• [WORK TO BE COMPLETED]:
Return, exactly as written, the lines from the one containing "Rebuild this chart" through the one containing "plt.rcParams['font.family'] = ['Open", with both ends included.

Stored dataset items
--- Begin ---

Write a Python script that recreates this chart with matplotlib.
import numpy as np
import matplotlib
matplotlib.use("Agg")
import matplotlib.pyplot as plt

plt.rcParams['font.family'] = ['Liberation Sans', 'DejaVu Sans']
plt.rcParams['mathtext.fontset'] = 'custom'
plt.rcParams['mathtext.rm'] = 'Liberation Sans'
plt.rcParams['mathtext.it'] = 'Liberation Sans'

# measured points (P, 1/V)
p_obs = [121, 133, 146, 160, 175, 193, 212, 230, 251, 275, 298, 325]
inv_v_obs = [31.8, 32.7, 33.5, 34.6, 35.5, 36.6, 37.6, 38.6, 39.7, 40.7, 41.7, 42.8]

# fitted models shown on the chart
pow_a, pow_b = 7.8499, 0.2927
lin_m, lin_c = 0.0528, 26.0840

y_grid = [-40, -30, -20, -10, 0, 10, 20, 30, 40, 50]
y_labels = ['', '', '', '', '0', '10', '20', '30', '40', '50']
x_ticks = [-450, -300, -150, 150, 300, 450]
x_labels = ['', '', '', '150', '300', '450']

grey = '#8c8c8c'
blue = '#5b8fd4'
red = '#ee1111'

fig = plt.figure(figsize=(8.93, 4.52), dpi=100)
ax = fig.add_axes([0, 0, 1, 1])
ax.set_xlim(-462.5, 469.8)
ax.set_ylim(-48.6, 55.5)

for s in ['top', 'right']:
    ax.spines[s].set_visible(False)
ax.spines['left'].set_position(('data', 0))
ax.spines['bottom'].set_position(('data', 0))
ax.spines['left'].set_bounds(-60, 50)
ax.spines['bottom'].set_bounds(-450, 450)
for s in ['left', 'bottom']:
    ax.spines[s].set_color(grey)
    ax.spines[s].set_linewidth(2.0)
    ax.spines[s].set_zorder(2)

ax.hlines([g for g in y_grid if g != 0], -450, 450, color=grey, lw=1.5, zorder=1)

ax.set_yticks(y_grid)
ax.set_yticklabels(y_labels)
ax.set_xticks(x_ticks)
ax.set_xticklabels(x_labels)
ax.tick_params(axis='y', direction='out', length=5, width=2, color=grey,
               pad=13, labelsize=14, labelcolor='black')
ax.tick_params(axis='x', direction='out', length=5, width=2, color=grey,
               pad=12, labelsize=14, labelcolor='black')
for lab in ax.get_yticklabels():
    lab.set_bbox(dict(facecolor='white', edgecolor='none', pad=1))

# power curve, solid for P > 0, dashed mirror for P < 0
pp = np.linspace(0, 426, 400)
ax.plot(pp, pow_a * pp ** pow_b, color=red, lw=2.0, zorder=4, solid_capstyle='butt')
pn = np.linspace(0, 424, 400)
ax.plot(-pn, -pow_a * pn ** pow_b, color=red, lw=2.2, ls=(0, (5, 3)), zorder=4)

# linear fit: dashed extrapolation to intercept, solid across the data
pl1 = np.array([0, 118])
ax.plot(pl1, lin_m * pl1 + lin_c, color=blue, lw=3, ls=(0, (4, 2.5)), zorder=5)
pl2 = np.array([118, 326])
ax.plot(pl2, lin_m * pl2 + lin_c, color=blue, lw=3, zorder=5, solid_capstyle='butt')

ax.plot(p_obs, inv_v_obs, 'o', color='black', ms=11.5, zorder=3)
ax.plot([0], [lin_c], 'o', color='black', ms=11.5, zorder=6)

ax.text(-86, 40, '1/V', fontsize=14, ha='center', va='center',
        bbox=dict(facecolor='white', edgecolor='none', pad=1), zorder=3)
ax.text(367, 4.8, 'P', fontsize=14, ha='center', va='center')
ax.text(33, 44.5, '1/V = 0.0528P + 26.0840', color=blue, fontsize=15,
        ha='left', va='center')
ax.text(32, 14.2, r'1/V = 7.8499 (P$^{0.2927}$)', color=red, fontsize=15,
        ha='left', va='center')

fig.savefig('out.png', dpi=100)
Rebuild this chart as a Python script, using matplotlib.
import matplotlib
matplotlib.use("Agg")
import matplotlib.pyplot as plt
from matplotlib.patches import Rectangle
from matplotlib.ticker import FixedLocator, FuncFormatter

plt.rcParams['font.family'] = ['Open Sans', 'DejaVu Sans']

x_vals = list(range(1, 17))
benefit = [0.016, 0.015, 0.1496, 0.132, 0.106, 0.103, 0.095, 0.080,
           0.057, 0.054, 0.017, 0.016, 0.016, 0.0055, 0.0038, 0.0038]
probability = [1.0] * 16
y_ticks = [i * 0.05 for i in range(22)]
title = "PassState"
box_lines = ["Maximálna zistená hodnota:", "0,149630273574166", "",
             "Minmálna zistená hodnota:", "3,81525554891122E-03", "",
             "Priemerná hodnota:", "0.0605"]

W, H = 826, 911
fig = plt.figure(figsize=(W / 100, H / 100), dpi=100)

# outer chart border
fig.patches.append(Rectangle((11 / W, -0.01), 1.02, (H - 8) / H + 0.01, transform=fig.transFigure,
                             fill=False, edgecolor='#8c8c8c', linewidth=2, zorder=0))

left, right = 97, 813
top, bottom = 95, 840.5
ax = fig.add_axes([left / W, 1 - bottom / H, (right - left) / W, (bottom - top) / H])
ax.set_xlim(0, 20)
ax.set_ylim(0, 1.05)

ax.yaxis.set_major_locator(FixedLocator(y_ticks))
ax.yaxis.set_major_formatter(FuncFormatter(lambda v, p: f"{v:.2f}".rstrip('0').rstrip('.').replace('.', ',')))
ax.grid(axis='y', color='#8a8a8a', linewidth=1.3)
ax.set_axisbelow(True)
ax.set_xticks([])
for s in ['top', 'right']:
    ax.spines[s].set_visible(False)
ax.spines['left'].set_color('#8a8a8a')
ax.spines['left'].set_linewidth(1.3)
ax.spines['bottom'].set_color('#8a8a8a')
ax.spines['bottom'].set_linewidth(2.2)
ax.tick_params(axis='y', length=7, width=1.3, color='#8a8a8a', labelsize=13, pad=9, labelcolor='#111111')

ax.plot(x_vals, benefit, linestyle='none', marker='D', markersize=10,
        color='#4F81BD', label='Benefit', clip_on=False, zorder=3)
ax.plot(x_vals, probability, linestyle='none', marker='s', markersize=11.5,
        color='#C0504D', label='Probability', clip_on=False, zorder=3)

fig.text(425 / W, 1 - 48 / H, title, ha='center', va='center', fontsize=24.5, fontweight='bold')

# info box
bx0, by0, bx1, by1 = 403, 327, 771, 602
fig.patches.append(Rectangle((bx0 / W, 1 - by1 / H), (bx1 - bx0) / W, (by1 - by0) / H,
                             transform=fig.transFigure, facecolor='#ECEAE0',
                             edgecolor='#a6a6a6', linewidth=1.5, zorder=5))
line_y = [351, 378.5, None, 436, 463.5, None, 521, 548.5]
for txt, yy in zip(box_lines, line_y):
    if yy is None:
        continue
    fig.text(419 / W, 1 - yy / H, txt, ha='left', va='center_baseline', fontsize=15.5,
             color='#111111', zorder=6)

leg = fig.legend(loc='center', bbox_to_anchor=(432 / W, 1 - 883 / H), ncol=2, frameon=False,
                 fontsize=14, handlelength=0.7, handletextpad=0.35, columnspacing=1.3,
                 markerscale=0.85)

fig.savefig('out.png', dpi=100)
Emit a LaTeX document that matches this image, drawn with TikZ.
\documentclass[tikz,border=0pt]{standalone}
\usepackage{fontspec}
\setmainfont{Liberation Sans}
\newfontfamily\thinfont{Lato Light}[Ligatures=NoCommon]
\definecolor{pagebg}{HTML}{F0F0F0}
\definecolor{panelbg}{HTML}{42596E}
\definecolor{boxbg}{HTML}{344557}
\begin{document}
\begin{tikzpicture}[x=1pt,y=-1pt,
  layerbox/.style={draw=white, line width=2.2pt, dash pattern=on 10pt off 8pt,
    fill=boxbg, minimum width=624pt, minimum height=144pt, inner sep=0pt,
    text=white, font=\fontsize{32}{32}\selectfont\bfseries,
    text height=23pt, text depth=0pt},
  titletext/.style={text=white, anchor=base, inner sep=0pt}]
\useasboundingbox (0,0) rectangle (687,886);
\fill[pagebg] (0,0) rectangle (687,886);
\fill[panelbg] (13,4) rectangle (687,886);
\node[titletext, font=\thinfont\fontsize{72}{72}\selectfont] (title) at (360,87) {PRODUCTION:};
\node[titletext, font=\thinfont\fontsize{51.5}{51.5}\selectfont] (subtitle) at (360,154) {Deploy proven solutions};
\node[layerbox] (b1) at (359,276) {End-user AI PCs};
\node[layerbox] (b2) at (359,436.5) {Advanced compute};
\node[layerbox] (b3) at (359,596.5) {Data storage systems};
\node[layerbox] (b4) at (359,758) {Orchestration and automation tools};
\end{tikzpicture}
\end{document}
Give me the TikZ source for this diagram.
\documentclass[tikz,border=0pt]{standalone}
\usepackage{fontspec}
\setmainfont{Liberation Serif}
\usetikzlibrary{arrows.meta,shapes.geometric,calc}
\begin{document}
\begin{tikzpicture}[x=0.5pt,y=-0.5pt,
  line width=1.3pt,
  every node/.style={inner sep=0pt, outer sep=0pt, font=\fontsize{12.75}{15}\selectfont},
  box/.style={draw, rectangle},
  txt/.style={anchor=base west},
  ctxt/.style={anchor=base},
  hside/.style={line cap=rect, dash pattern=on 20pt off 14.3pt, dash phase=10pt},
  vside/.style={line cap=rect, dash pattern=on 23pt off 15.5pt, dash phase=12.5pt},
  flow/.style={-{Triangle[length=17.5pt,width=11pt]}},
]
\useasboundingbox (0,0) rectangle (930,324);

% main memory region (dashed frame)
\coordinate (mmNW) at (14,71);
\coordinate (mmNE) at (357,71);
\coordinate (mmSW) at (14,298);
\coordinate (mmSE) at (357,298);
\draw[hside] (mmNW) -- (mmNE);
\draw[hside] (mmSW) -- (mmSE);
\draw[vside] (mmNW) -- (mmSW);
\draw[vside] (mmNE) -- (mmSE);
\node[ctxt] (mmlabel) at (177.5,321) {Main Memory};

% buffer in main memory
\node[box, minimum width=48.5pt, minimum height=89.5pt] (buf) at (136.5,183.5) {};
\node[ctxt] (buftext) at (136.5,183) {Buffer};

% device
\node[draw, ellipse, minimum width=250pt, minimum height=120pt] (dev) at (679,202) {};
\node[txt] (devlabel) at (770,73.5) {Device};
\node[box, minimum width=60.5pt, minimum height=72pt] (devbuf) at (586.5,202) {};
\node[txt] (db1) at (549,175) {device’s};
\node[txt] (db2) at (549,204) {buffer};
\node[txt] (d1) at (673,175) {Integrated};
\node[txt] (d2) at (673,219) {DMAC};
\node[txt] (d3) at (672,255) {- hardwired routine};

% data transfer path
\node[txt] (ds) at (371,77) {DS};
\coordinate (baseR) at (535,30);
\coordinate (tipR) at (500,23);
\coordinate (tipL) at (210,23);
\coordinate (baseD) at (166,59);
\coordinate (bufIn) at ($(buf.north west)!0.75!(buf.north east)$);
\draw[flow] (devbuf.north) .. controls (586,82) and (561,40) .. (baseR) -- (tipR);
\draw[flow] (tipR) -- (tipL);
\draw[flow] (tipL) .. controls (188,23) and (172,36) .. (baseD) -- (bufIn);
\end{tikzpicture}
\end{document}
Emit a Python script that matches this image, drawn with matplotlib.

--- End ---

• [FINISHED TASK]:
Rebuild this chart as a Python script, using matplotlib.
import matplotlib
matplotlib.use("Agg")
import matplotlib.pyplot as plt
from matplotlib.patches import Rectangle
from matplotlib.ticker import FixedLocator, FuncFormatter

plt.rcParams['font.family'] = ['Open Sans', 'DejaVu Sans']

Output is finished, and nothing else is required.